The Flash Review: “The Race of His Life”

I suppose it had to come down to a race.

Title: “The Race of his Life”

Director: Antonio Negret
Writers: Todd Helbing, Aaron Helbing, David Kob

Grant Gustin as Barry Allen / The Flash
Danielle Panabaker as Caitlin Snow
Carlos Valdes as Cisco Ramon / Vibe
Candice Patton as Iris West
Tom Cavanagh as Harrison Wells
Jesse L. Martin as Joe West
Teddy Sears as Hunter Zolomon/ Zoom
Violett Beane as Jesse Wells
Keiynan Lonsdale as Wally West
Michelle Harrison as Nora Allen
John Wesley Shipp as Henry Allen
Tony Todd as the Voice of Zoom
John Wesley Shipp as Jay Garrick

Premise

Team Flash imprison Barry after they decide he’s too emotional unstable to go after Zoom, and attempt to bring him to justice without the Flash’s help.

We learn the secret of the Man in the Mask.

Despite the episode ending with Zoom defeated and things looking pretty good The Flash does something dubious at the end in order to set up the next season.

High Point

The writers, increasingly, allow Barry to make effective use of his powers, and this week, whatever his emotional impairments, show a man who knows what his powers can do.

Low Point

Barry is under stress, but he’s shown himself a reasonable man before.

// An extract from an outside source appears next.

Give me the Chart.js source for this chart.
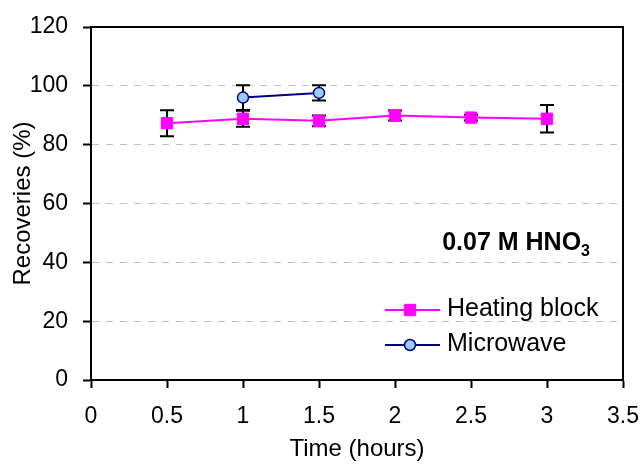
<!DOCTYPE html>
<html>
<head>
<meta charset="utf-8">
<script src="https://cdn.jsdelivr.net/npm/chart.js@4"></script>
<style>
  html, body { margin: 0; padding: 0; background: #fff; }
  #wrap { width: 642px; height: 464px; }
</style>
</head>
<body>
<div id="wrap"><canvas id="chart" width="642" height="464"></canvas></div>
<script>
// values
const times = [0.5, 1, 1.5, 2, 2.5, 3];
const heating = [87.3, 88.8, 88.1, 89.9, 89.2, 88.8];
const heatingErr = [4.4, 2.7, 1.8, 1.7, 1.0, 4.7];
const microTimes = [1, 1.5];
const microwave = [96.0, 97.6];
const microErr = [4.2, 2.6];
const xTicks = [0, 0.5, 1, 1.5, 2, 2.5, 3, 3.5];
const yTicks = [0, 20, 40, 60, 80, 100, 120];

const FONT = 'Liberation Sans, Arial, sans-serif';

// error bars, drawn under the markers
const errorBars = {
  id: 'errorBars',
  beforeDatasetsDraw(chart) {
    const ctx = chart.ctx;
    const ys = chart.scales.y;
    ctx.save();
    ctx.strokeStyle = '#000';
    ctx.lineWidth = 2;
    chart.data.datasets.forEach((ds, i) => {
      const meta = chart.getDatasetMeta(i);
      meta.data.forEach((pt, j) => {
        const v = ds.data[j].y;
        const e = ds.errors[j];
        const top = ys.getPixelForValue(v + e);
        const bot = ys.getPixelForValue(v - e);
        ctx.beginPath();
        ctx.moveTo(pt.x, top); ctx.lineTo(pt.x, bot);
        ctx.moveTo(pt.x - 7, top); ctx.lineTo(pt.x + 7, top);
        ctx.moveTo(pt.x - 7, bot); ctx.lineTo(pt.x + 7, bot);
        ctx.stroke();
      });
    });
    ctx.restore();
  }
};

// plot frame, legend and label inside the plot
const extras = {
  id: 'extras',
  afterDraw(chart) {
    const ctx = chart.ctx;
    const a = chart.chartArea;
    ctx.save();
    ctx.strokeStyle = '#000';
    ctx.lineWidth = 2;
    ctx.strokeRect(a.left, a.top, a.right - a.left, a.bottom - a.top);

    // label
    ctx.fillStyle = '#000';
    ctx.textBaseline = 'alphabetic';
    ctx.textAlign = 'left';
    const main = '0.07 M HNO';
    ctx.font = 'bold 16px ' + FONT;
    const subW = ctx.measureText('3').width;
    ctx.font = 'bold 25px ' + FONT;
    const mainW = ctx.measureText(main).width;
    const rx = a.right - 33;
    ctx.fillText(main, rx - subW - mainW, 250);
    ctx.font = 'bold 16px ' + FONT;
    ctx.fillText('3', rx - subW, 256);

    // legend
    const lx = a.right - 238;
    const rows = [310, 345];
    chart.data.datasets.forEach((ds, i) => {
      const y = rows[i];
      ctx.strokeStyle = ds.borderColor;
      ctx.lineWidth = 2;
      ctx.beginPath();
      ctx.moveTo(lx, y); ctx.lineTo(lx + 55, y);
      ctx.stroke();
      ctx.fillStyle = ds.pointBackgroundColor;
      ctx.strokeStyle = ds.pointBorderColor;
      ctx.lineWidth = ds.pointBorderWidth;
      ctx.beginPath();
      if (ds.pointStyle === 'rect') {
        const s = Math.SQRT1_2 * ds.pointRadius;
        ctx.rect(lx + 25 - s, y - s, 2 * s, 2 * s);
      } else {
        ctx.arc(lx + 25, y, ds.pointRadius, 0, Math.PI * 2);
      }
      ctx.fill();
      ctx.stroke();
      ctx.fillStyle = '#000';
      ctx.font = '25px ' + FONT;
      ctx.textBaseline = 'middle';
      ctx.fillText(ds.label, lx + 62, y - 1);
    });
    ctx.restore();
  }
};

new Chart(document.getElementById('chart'), {
  type: 'line',
  data: {
    datasets: [
      {
        label: 'Heating block',
        data: times.map((t, i) => ({ x: t, y: heating[i] })),
        errors: heatingErr,
        borderColor: '#FF00FF',
        borderWidth: 2,
        pointStyle: 'rect',
        pointRadius: 8,
        pointBackgroundColor: '#FF00FF',
        pointBorderColor: '#FF00FF',
        pointBorderWidth: 1,
        tension: 0
      },
      {
        label: 'Microwave',
        data: microTimes.map((t, i) => ({ x: t, y: microwave[i] })),
        errors: microErr,
        borderColor: '#000080',
        borderWidth: 2,
        pointStyle: 'circle',
        pointRadius: 5.5,
        pointBackgroundColor: '#99CCFF',
        pointBorderColor: '#000080',
        pointBorderWidth: 1.5,
        tension: 0
      }
    ]
  },
  options: {
    responsive: false,
    animation: false,
    layout: { padding: { top: 27, right: 19, left: 0, bottom: 0 } },
    plugins: { legend: { display: false }, tooltip: { enabled: false } },
    scales: {
      x: {
        type: 'linear',
        min: 0, max: 3.5,
        afterBuildTicks: ax => { ax.ticks = xTicks.map(v => ({ value: v })); },
        afterFit: ax => { ax.height = 84; ax.paddingLeft = 0; ax.paddingRight = 0; },
        ticks: { color: '#000', font: { family: FONT, size: 23 }, padding: 15, maxRotation: 0, callback: v => String(v) },
        grid: { drawOnChartArea: false, tickLength: 8, tickColor: '#000', tickWidth: 2 },
        border: { color: '#000', width: 2 },
        title: { display: true, text: 'Time (hours)', color: '#000', font: { family: FONT, size: 24 }, padding: { top: 4, bottom: 0 } }
      },
      y: {
        min: 0, max: 120,
        afterBuildTicks: ax => { ax.ticks = yTicks.map(v => ({ value: v })); },
        afterFit: ax => { ax.width = 91; ax.paddingTop = 0; ax.paddingBottom = 0; },
        ticks: { color: '#000', font: { family: FONT, size: 23 }, padding: 15, callback: v => String(v) },
        grid: {
          color: c => (c.tick.value === 0 || c.tick.value === 120) ? 'rgba(0,0,0,0)' : '#c0c0c0',
          lineWidth: 1,
          tickLength: 8, tickColor: '#000', tickWidth: 2
        },
        border: { color: '#000', width: 2, dash: [7, 7] },
        title: { display: true, text: 'Recoveries (%)', color: '#000', font: { family: FONT, size: 24 }, padding: { top: 9, bottom: 0 } }
      }
    }
  },
  plugins: [errorBars, extras]
});
</script>
</body>
</html>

Surely the Team’s plan would have worked a lot better with Barry’s help.

The Scores:

Originality: 2/6 A masked villain who tells the hero to unleash his anger and join him, and says, “Noooooooooooooo!” when things turn against him? A rainy-day funeral? For all the potential of this episode, it really dipped into clichés and familiar models.

Effects: 5/6

Acting: 5/6

Story: 5/6 The episode made effective use of elements introduced throughout the last two years, and it was good to see Zoom get dragged off to Speed Force Hell, or wherever those things took him.. It was a bit of a disappointment that the big confrontation came down to, “Hey kid, y’wanna race?” and lasted about as long as a schoolyard challenge.

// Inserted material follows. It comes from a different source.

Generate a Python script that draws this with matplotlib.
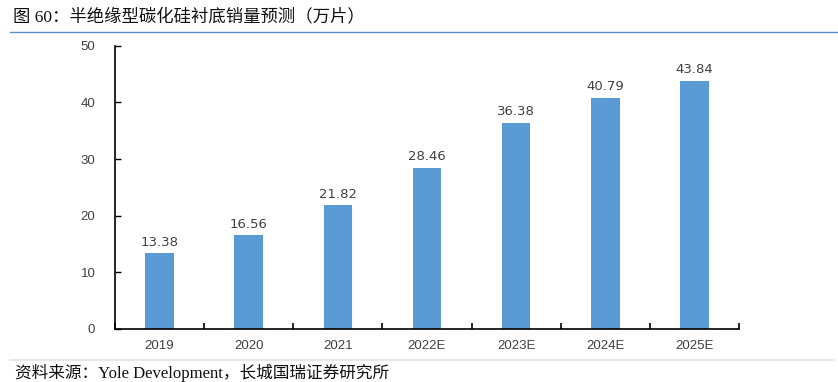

Emotional Response: 4/6 The reveal of the man in the mask was not surprising, but it was somewhat satisfying. Shipp can still appear in the show, and Jay Garrick’s comic-book legacy is secure. I just wish he had played an actual role in the finale.

Production: 5/6

Overall: 4/6

In total, “The Race of his Life” receives 30/42

Although the number designating a particular Earth is a matter of convenience, the DCWB-verse’s Earth-2 and Earth-3, if one exchanges their number, fall close to their original comic-book versions.

I’m not crazy about the epilogue, but it might set up some interesting things in motion for the now four-show strong DCCW line-up next year.

5 replies on “The Flash Review: “The Race of His Life””

  1. The race bit and the Zoom resolution felt “cheap” for want of a better word. I can see why they went that way, but it was ultimately not satisfying. I did call the identity of the man in the mask several months back, my wife had bet it was Eddie which I also would have been alright with.

    From what I’ve been reading, the final appearance of Zoom and what Barry did at the end all appear to be a Flashpoint and Black Flash setup which could be interesting.

    Unless I’m forgetting something though, they have already setup his reversal of the ending part: A “future” flash shook his head at (S1? S2?) Barry to stop him from saving his mother, but we haven’t actually seen the “current” Barry go back and do that, did we?. Presumably that’s actually a future Barry at some point in S4 who stopped his S3 self and previous self from saving his mom (again?) which would negate all of that.

    In the immortal words of Miles O’Brien and Miles O’Brien: “I hate temporal mechanics”.

    • Got my seasons mixed up in the above, first one was S1, then S4 should have been S3.

      • Someone asked Stephen Amell that and he said he didn’t know for sure but he felt that it probably wasn’t going to affect Arrow since they didn’t usually deal with time travel effects there directly, but they have shown Star City in other shows during crossovers dealing with time travel. So if it does, it may be confined to a crossover.

        Since they announced the big crossover event coming next season will involve all four shows, it’s a safe bet there is some bleed-through that will happen at least during the crossover.

  2. Am I the only one who thought they’d all be better off leaving Barry locked up in the particle accelerator for good?

    He nearly destroyed the planet at the end of the last season.

    Nearly destroyed the multiverse at the end of this season.

    And still managed to obliterate a timeline after escaping that mess.